The people of Munich like to affectionately call their city by its Bavarian dialect name of Minga. And they want to show it to visitors. That’s why the young guides from Hey Minga cruise the streets in iconic VW buses and show tourists and locals the most delightful corners of Munich, beyond the main tourist sights. Even if you already know the city quite well, it’s possible to learn a lot of new things on the tour . It probably brings you to the special places Munich. Tours start in Werksviertel Mitte, and end at Bahnwärter Thiel or in Untergiesing 

Museum of Urban and Contemporary Art – Banksy fans listen up

City tours by VW bus

Germany’s first museum for street art opened at the end of 2016 – in the heart of Munich’s city centre. From the outside, murals point the way to the Museum of Urban and Contemporary Art (MUCA). The privately initiated exhibition may (still) be relatively small, but there are some real highlights for street art fans. It’s definitely one of the special places in Munich. A couple years back, for example, the museum showed the most works by Banksy of any gallery or museum in Germany, and lovers of large-format portrait photography will also get their money’s worth.

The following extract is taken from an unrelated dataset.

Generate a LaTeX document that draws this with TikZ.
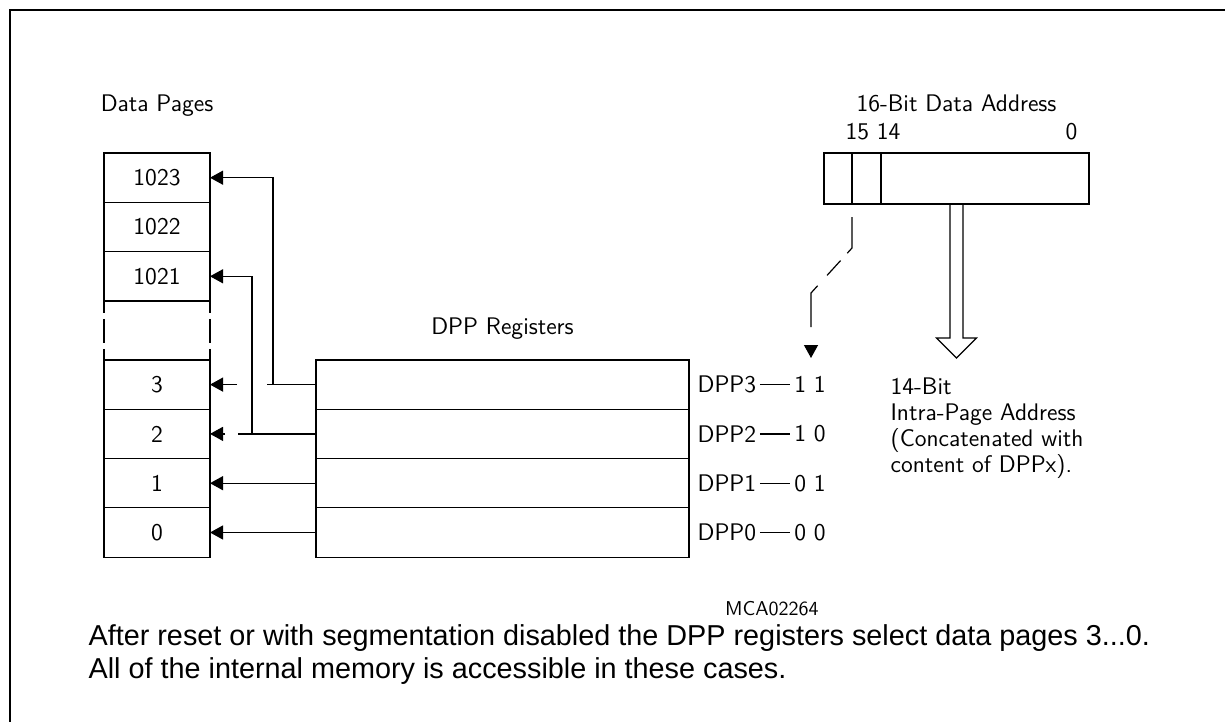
\documentclass[tikz,border=0pt]{standalone}
\usepackage{fontspec}
\usepackage{tikz}
\usetikzlibrary{arrows.meta, positioning}
\newfontfamily\notefont{Liberation Sans}

\begin{document}
\begin{tikzpicture} [x=0.5pt, y=-0.5pt,
            node distance = 0pt,
            line width = 0.6pt,
            lbl/.style = {font=\sffamily\fontsize{12}{13}\selectfont, inner sep=0pt},
            pagebox/.style = {draw, minimum width=53pt, minimum height=24.65pt,
                inner sep=0pt, outer sep=0pt, font=\sffamily\fontsize{12}{13}\selectfont},
            dppreg/.style = {pagebox, minimum width=186.5pt},
            wire/.style = {-{Triangle[length=6.5pt, width=7pt]}},
            gapline/.style = {dash pattern=on 6pt off 3pt on 12pt off 3pt on 5.5pt},
            bitline/.style = {wire, dash pattern=on 19pt off 5pt on 10pt off 7pt on 22pt off 40pt,
                dash phase=96.5pt}]

        \useasboundingbox (0,0) rectangle (1225,722);

        % Frame
        \draw [line width=1pt] (10,722) -- (10,10) -- (1225,10);

        % Data pages
        \node (p1023) [pagebox] at (157,177.7) {1023};
        \node (p1022) [pagebox, below = of p1023] {1022};
        \node (p1021) [pagebox, below = of p1022] {1021};
        \node (p3) [pagebox, below = 29.5pt of p1021] {3};
        \node (p2) [pagebox, below = of p3] {2};
        \node (p1) [pagebox, below = of p2] {1};
        \node (p0) [pagebox, below = of p1] {0};
        \node (dptitle) [lbl, above = 17.8pt of p1023] {Data Pages};

        \draw [gapline] (p1021.south west) -- (p3.north west);
        \draw [gapline] (p1021.south east) -- (p3.north east);

        % DPP registers
        \node (dpp3) [dppreg, right = 53pt of p3] {};
        \node (dpp2) [dppreg, below = of dpp3] {};
        \node (dpp1) [dppreg, below = of dpp2] {};
        \node (dpp0) [dppreg, below = of dpp1] {};
        \node (regtitle) [lbl, above = 10pt of dpp3] {DPP Registers};

        % Register names and bit values
        \node (dl3) [lbl, right = 4pt of dpp3] {DPP3};
        \node (dl2) [lbl, right = 4pt of dpp2] {DPP2};
        \node (dl1) [lbl, right = 4pt of dpp1] {DPP1};
        \node (dl0) [lbl, right = 4pt of dpp0] {DPP0};
        \node (bv3) [lbl, right = 18.5pt of dl3] {1 1};
        \node (bv2) [lbl, right = 18.5pt of dl2] {1 0};
        \node (bv1) [lbl, right = 18.5pt of dl1] {0 1};
        \node (bv0) [lbl, right = 18.5pt of dl0] {0 0};
        \foreach \i in {0,...,3}
            \draw [shorten <=1.5pt, shorten >=2pt] (dl\i) -- (bv\i);

        % Arrows to the data pages
        \draw [wire] (dpp3.west) -- ++(-43,0) |- (p1023.east);
        \draw [wire] (dpp2.west) -- ++(-64,0) |- (p1021.east);
        \draw [wire, dash pattern=on 24.5pt off 15pt on 20pt] (dpp3.west) -- (p3.east);
        \draw [wire, dash pattern=on 39pt off 6.5pt on 20pt] (dpp2.west) -- (p2.east);
        \draw [wire] (dpp1.west) -- (p1.east);
        \draw [wire] (dpp0.west) -- (p0.east);

        % 16-bit data address
        \node (addr) [pagebox, minimum width=132.5pt, minimum height=25.5pt] at (956.5,178.5) {};
        \node (addrttl) [lbl, above = 20pt of addr] {16-Bit Data Address};
        \node (bhi) [lbl, anchor=south west] at ([xshift=10.5pt, yshift=6pt]addr.north west) {15 14};
        \node (blo) [lbl, anchor=south east] at ([xshift=-5.5pt, yshift=6pt]addr.north east) {0};
        \coordinate (b14) at ([xshift=14pt]addr.south west);
        \coordinate (b13) at ([xshift=28.5pt]addr.south west);
        \draw (b14) -- (b14 |- addr.north);
        \draw (b13) -- (b13 |- addr.north);

        % Page bits
        \draw [bitline] (b14) -- ++(0,44) -- ++(-41,45) -- ++(0,65);

        % Intra-page address
        \draw [miter limit=20] ([xshift=-3.25pt]addr.south) -- ++(0,134) -- ++(-13.5,0)
            -- ++(20,20) -- ++(20,-20) -- ++(-13.5,0) -- ++(0,-134);
        \node (intra) [lbl, align=left, anchor=north west] at (890,377)
            {14-Bit\\Intra-Page Address\\(Concatenated with\\content of DPPx).};

        \node (mcaid) [lbl, font=\sffamily\fontsize{10}{12}\selectfont, anchor=east]
            at ([xshift=-3.5pt, yshift=-38pt]bv0.east) {MCA02264};

        % Note
        \node (note) [inner sep=0pt, align=left, anchor=north west,
            font=\notefont\fontsize{14.4}{16.5}\selectfont] at (88,624)
            {After reset or with segmentation disabled the DPP registers select data pages 3...0.\\
             All of the internal memory is accessible in these cases.};
\end{tikzpicture}
\end{document}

The exhibitions change frequently, but the website informs guests about current and upcoming projects. Young and old can get involved in creative workshops as well. A insider tip: Make sure you stop by the museum’s restaurant. 

Art in in MUCA, on of the special places in Munich

The Olympic Tower – A Spectacular View from Above

In the north of Munich, on the site of the Olympic park, the television tower rises almost 300m into the sky. Visitors can take an elevator to the open viewing platform at 190 metres. From this bird’s eye view, the superbly designed Olympic Park and the city beyond take on a new level. The Olympic Village, the site of the infamous hostage crisis during the 1972 games, is also visible. A pavilion in the park commemorates the victims and offers information on the tragic event. Those who wish can dine in the Olympic Tower in the revolving restaurant 181 with a panoramic view of Munich and then relax in the park or on a boat on the Olympic lake. One of the special Places and experiences in Munich.